On est un peu déçu par le simplisme de l’exposé sur les religions, peut-être suffisant à l’époque de la rédaction du livre. On apprécie la caractérisation du bouddhisme cambodgien : Bouddha y est déifié, et elle consiste plutôt en un syncrétisme bouddhisto-hindouiste. L’évocation du danger communiste dans le pays est évidemment très, très dépassée...
L’auteur, qui a assisté à de nombreuses fêtes religieuses, politiques et funéraires, nous en décrit le détail, occasion d’introduire de nombreux noms khmers d’objets, de vêtements, de parures inconnus en France. Une partie originale, lorsqu’il est question de l’art cambodgien, est la description des efforts réalisés par les « protecteurs » français pour redévelopper un artisanat d’art traditionnel, qui risquait de disparaître complètement. Le but n’est pas fondamentalement de rendre hommage au colonialisme français, mais de souligner que le Cambodge a évité de peu l’ethnocide. La musique et les danseuses sont évoqués dans toute leur dimension spécifique : description des instruments, des orchestres, études et pratiques que doivent exécuter les danseuses.
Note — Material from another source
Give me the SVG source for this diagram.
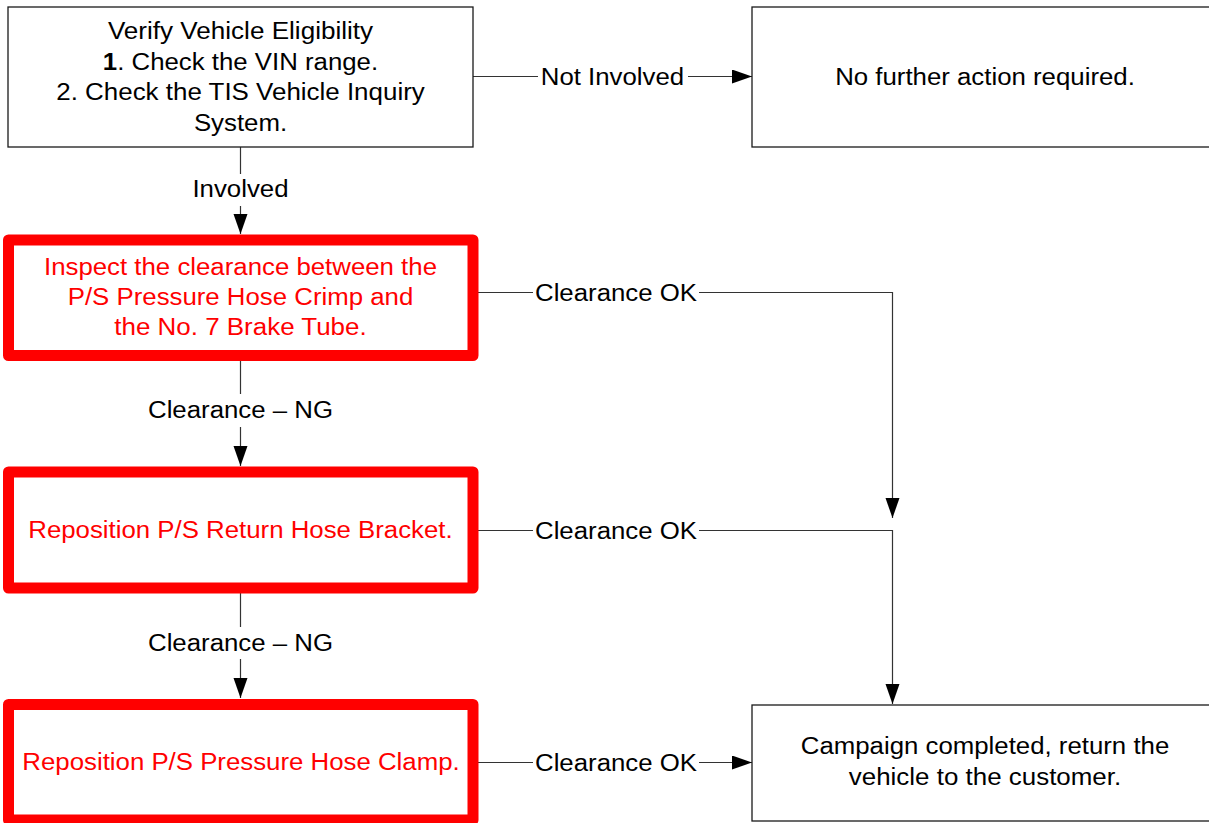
<svg xmlns="http://www.w3.org/2000/svg" width="1209" height="823" viewBox="0 0 1209 823">
<style>
text{font-family:"Liberation Sans",Arial,sans-serif;font-size:23px;text-anchor:middle}
.blk{fill:#000}
.red{fill:#ff0000}
.box{fill:#fff;stroke:#1a1a1a;stroke-width:1.3}
.rbox{fill:#fff;stroke:#ff0000;stroke-width:11;stroke-linejoin:round}
.conn{fill:none;stroke:#333;stroke-width:1.2}
</style>
<defs>
<marker id="arr" markerUnits="userSpaceOnUse" markerWidth="21" markerHeight="15" refX="20" refY="7" orient="auto">
<path d="M0,0 L20,7 L0,14 z" fill="#000"/>
</marker>
</defs>
<rect width="1209" height="823" fill="#fff"/>

<g id="connectors">
<path class="conn" d="M240.5,147 V174 M240.5,206 V234" marker-end="url(#arr)"/>
<path class="conn" d="M473,76.5 H538 M688,76.5 H752" marker-end="url(#arr)"/>
<path class="conn" d="M478,292.5 H533 M699,292.5 H892.5 V518" marker-end="url(#arr)"/>
<path class="conn" d="M478,530.5 H533 M699,530.5 H892.5 V704" marker-end="url(#arr)"/>
<path class="conn" d="M478,762.5 H533 M699,762.5 H752" marker-end="url(#arr)"/>
<path class="conn" d="M240.5,361 V394 M240.5,427 V466" marker-end="url(#arr)"/>
<path class="conn" d="M240.5,593 V627 M240.5,659 V698" marker-end="url(#arr)"/>
<text class="blk" x="240.5" y="197" textLength="96.1" lengthAdjust="spacingAndGlyphs">Involved</text>
<text class="blk" x="612.5" y="85" textLength="143.4" lengthAdjust="spacingAndGlyphs">Not Involved</text>
<text class="blk" x="616" y="300.5" textLength="162" lengthAdjust="spacingAndGlyphs">Clearance OK</text>
<text class="blk" x="616" y="538.5" textLength="162" lengthAdjust="spacingAndGlyphs">Clearance OK</text>
<text class="blk" x="616" y="770.5" textLength="162" lengthAdjust="spacingAndGlyphs">Clearance OK</text>
<text class="blk" x="240.5" y="418" textLength="185" lengthAdjust="spacingAndGlyphs">Clearance – NG</text>
<text class="blk" x="240.5" y="650.5" textLength="185" lengthAdjust="spacingAndGlyphs">Clearance – NG</text>
</g>

<g id="verify">
<rect class="box" x="8" y="7" width="465" height="140"/>
<text class="blk" x="240.5" y="39" textLength="265.2" lengthAdjust="spacingAndGlyphs">Verify Vehicle Eligibility</text>
<text class="blk" x="240.5" y="69.5" textLength="275.3" lengthAdjust="spacingAndGlyphs"><tspan font-weight="bold">1</tspan>. Check the VIN range.</text>
<text class="blk" x="240.5" y="100" textLength="368.5" lengthAdjust="spacingAndGlyphs">2. Check the TIS Vehicle Inquiry</text>
<text class="blk" x="240.5" y="130.5" textLength="93.2" lengthAdjust="spacingAndGlyphs">System.</text>
</g>

<g id="no-action">
<rect class="box" x="752" y="7" width="466" height="140"/>
<text class="blk" x="985" y="85" textLength="299.7" lengthAdjust="spacingAndGlyphs">No further action required.</text>
</g>

<g id="inspect">
<rect class="rbox" x="8.5" y="240" width="464.5" height="115.5"/>
<text class="red" x="240.5" y="274.5" textLength="393" lengthAdjust="spacingAndGlyphs">Inspect the clearance between the</text>
<text class="red" x="240.5" y="304.5" textLength="345.5" lengthAdjust="spacingAndGlyphs">P/S Pressure Hose Crimp and</text>
<text class="red" x="240.5" y="334.5" textLength="252.4" lengthAdjust="spacingAndGlyphs">the No. 7 Brake Tube.</text>
</g>

<g id="return-bracket">
<rect class="rbox" x="8.5" y="472" width="464.5" height="116"/>
<text class="red" x="240.5" y="537.5" textLength="424.4" lengthAdjust="spacingAndGlyphs">Reposition P/S Return Hose Bracket.</text>
</g>

<g id="pressure-clamp">
<rect class="rbox" x="8.5" y="704.5" width="464.5" height="115.5"/>
<text class="red" x="241" y="770" textLength="437.3" lengthAdjust="spacingAndGlyphs">Reposition P/S Pressure Hose Clamp.</text>
</g>

<g id="campaign">
<rect class="box" x="752" y="705" width="466" height="116"/>
<text class="blk" x="985" y="754" textLength="368.5" lengthAdjust="spacingAndGlyphs">Campaign completed, return the</text>
<text class="blk" x="985" y="784.5" textLength="272.4" lengthAdjust="spacingAndGlyphs">vehicle to the customer.</text>
</g>
</svg>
Mieux encore, la littérature (contes populaires, poésie) est brièvement abordée : on y retrouve de cruelles histoires d’amour peuplées de princes et de créatures maléfiques.
La dernière partie de l’ouvrage, plus fastidieuse, résume l’histoire du Cambodge depuis la Préhistoire. Où l’on se rend compte que ce petit pays fragile a été pendant des siècles la cible des visées impérialistes de ses voisins, les Thaïs et les Vietnamiens. Quand on a lu le récit accablant des manigances agressives des Vietnamiens, on se prend à penser que ça leur allait bien, tiens, que de dénoncer l’impérialisme américain ! Combien de fois aurait-on dû dire « Vietnam go home ! » dans l’histoire du Cambodge !
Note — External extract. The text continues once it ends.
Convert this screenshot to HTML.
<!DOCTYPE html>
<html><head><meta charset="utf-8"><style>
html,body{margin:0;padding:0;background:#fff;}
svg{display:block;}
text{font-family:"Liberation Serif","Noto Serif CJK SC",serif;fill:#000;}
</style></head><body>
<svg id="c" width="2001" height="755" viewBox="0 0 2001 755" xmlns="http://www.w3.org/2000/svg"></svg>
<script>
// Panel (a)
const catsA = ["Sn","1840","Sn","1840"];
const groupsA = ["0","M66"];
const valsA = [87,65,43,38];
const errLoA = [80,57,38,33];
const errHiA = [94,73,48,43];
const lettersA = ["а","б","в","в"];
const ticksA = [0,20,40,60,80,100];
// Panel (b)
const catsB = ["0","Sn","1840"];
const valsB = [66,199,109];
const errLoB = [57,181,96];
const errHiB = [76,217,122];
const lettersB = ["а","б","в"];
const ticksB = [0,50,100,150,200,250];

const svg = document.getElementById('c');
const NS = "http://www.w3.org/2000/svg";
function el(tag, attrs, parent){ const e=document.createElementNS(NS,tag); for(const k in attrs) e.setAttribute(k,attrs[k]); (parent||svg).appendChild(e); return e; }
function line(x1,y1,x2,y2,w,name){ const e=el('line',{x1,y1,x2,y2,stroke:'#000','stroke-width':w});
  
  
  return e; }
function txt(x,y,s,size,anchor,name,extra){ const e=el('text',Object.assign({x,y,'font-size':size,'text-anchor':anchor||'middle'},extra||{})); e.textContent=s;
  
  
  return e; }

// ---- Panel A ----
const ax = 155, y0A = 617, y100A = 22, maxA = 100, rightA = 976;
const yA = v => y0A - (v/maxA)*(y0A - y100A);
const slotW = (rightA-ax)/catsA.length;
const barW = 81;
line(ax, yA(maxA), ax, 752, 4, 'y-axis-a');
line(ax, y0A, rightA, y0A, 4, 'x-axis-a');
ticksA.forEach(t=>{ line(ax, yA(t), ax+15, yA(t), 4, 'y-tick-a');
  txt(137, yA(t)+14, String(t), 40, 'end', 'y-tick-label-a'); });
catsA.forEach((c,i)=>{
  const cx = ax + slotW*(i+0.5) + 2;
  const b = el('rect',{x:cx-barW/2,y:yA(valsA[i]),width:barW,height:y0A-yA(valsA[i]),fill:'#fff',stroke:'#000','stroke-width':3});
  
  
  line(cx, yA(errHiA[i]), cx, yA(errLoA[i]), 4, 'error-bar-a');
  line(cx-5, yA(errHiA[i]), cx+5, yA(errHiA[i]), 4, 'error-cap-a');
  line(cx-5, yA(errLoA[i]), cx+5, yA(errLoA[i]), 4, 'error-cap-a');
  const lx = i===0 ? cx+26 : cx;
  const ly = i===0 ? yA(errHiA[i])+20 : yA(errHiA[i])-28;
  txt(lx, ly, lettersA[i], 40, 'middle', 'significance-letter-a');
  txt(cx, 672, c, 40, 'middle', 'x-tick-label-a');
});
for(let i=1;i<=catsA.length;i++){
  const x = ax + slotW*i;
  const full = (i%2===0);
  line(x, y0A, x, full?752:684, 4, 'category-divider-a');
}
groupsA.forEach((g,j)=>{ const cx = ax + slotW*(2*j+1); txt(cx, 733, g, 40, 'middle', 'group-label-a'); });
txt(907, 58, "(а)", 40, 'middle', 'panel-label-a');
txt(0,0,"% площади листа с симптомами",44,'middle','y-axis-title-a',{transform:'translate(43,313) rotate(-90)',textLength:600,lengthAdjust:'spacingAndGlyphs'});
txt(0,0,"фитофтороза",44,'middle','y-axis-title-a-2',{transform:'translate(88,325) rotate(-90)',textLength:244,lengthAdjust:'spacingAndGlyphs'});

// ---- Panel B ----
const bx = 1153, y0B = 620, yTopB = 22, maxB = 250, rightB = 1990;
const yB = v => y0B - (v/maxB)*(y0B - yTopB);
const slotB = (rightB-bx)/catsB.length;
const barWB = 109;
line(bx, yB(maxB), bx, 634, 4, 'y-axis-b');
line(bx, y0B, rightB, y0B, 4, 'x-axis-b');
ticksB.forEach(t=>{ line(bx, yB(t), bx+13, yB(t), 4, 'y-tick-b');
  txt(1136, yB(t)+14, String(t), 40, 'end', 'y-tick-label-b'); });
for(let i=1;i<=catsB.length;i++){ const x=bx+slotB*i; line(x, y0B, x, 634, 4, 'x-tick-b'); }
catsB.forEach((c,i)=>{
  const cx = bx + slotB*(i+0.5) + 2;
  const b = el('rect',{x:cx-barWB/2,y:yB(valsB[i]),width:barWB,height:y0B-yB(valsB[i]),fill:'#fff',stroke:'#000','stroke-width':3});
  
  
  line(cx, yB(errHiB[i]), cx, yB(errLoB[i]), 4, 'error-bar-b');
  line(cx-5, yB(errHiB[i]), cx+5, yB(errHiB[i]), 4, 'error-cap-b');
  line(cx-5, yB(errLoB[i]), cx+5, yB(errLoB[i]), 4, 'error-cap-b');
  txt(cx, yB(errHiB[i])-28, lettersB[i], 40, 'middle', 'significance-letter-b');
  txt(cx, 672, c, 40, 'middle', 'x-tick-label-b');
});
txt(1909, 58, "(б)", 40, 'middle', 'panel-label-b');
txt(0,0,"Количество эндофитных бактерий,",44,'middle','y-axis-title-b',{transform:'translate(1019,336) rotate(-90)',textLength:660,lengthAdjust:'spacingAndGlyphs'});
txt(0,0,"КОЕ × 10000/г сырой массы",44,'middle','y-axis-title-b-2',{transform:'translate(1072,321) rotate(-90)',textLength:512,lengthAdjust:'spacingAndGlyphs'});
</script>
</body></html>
On y suit le jeu souvent conflictuel des aires d’influence indo-brahmanique et bouddhiste. Que de coups d’Etat, de trahisons, d’usurpations ! Au passage on bénéficie d’une version interprétative du déclin d’Angkor. Lorsque les Occidentaux sont arrivés, au XVIe siècle, on retiendra le superbe roman d’aventures, peu moral mais passionnant, des deux pirates portugais Veloso et Ruiz, de quoi fournir un beau scénario à Hollywood !
La présence française, d’abord amicale et discrète, puis nettement plus brutale, a eu au moins cet avantage pour le Cambodge de lui permettre de récupérer nombre de territoires passés sous la coupe des Thaïs ou des Vietnamiens, parmi lesquels Battambang et Angkor. Imagine-t-on ce que serait le Cambodge sans Angkor, récupéré seulement en 1907 ?
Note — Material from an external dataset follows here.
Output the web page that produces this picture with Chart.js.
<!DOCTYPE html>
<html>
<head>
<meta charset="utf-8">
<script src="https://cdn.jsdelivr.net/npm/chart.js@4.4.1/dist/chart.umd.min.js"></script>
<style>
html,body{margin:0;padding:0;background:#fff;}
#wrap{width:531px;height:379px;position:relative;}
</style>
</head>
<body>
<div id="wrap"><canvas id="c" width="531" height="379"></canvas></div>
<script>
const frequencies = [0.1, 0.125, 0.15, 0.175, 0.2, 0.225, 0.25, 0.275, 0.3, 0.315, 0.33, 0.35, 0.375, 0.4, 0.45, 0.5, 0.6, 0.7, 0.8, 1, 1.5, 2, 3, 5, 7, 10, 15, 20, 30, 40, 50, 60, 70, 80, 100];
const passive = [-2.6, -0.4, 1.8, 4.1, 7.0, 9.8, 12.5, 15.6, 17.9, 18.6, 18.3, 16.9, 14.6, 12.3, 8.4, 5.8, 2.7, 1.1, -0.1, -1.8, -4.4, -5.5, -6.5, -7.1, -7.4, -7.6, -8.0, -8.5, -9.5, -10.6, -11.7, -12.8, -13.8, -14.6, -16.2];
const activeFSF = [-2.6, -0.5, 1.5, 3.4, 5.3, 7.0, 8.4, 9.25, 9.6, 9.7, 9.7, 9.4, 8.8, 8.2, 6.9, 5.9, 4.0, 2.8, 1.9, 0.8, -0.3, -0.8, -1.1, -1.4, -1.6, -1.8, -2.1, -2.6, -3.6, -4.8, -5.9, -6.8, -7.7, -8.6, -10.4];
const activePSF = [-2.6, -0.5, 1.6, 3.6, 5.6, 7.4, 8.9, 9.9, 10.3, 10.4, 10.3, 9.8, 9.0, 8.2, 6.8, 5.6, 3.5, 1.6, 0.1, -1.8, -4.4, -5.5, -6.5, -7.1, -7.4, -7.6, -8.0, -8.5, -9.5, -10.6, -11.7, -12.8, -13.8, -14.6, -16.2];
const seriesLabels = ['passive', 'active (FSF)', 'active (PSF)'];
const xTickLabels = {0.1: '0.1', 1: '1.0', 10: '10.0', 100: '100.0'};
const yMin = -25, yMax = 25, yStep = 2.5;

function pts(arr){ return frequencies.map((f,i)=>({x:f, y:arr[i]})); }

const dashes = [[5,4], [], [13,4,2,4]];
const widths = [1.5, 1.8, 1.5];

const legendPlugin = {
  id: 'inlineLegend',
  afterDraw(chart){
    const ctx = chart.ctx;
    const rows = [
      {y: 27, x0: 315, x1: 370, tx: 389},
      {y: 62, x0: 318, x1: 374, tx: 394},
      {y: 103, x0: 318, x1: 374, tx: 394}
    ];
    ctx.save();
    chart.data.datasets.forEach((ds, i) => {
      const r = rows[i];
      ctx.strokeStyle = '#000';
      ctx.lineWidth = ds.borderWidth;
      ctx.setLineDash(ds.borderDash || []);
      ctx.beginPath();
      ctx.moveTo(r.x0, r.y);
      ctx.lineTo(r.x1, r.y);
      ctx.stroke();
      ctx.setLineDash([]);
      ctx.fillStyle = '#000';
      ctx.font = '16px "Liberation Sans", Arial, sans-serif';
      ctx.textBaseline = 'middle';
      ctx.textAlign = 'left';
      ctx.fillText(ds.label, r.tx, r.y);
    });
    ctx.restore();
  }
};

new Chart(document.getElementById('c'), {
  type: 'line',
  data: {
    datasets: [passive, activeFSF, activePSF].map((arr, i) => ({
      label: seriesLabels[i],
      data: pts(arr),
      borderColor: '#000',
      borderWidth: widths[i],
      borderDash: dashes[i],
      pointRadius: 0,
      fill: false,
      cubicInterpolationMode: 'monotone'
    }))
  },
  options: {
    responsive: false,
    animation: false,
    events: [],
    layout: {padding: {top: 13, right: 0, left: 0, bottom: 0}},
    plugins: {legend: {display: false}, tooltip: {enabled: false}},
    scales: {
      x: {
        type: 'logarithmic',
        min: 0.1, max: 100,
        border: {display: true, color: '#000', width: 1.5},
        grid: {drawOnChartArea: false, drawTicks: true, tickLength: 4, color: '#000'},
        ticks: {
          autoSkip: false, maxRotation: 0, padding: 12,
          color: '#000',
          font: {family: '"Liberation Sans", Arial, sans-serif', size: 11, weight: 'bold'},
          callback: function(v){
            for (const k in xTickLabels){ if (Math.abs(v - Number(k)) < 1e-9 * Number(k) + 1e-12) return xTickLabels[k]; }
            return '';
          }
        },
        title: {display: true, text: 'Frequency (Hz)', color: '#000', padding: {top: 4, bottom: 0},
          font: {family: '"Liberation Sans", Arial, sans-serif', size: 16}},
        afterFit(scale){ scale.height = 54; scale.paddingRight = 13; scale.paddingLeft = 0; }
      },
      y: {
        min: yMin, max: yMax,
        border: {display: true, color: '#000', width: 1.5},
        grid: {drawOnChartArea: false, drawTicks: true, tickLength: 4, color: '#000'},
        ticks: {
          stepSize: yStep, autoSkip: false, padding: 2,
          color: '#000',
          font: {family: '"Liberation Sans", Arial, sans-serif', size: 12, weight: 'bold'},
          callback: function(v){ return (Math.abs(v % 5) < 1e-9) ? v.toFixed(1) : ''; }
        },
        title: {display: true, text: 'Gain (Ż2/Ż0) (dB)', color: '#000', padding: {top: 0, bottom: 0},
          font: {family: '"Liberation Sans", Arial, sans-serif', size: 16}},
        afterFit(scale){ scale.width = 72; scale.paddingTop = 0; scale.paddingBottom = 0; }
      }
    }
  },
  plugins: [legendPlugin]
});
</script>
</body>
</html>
Quelques belles figures de monarques constructeurs et modernisateurs sont évoquées avec vie : Ang Duong au XIXe siècle, puis Norodom (qui dut accepter le protectorat français), puis Sisowath, puis Sisowath Monivong. La remise en question de la présence française lors de l’invasion japonaise est évoquée, y compris le rôle de quelques résistants à cet envahisseur.
Le récit se termine sur l’accession du Cambodge à l’indépendance, et sur la personnalité exceptionnelle de Norodom Sihanouk, mort bien après l’achèvement de cet ouvrage. L’auteur, dans la foulée des décolonisations brutales et accélérées qui ont marqué son temps, conclut sur un éloge modéré des vertus du protectorat français. Ce type de point de vue n’est plus dans l’air du temps actuel ; au moins a-t-il la vertu de montrer que les opinions les plus répandues et les plus affirmées ne sont pas éternelles. Les nôtres subiront ce sort, comme les précédentes.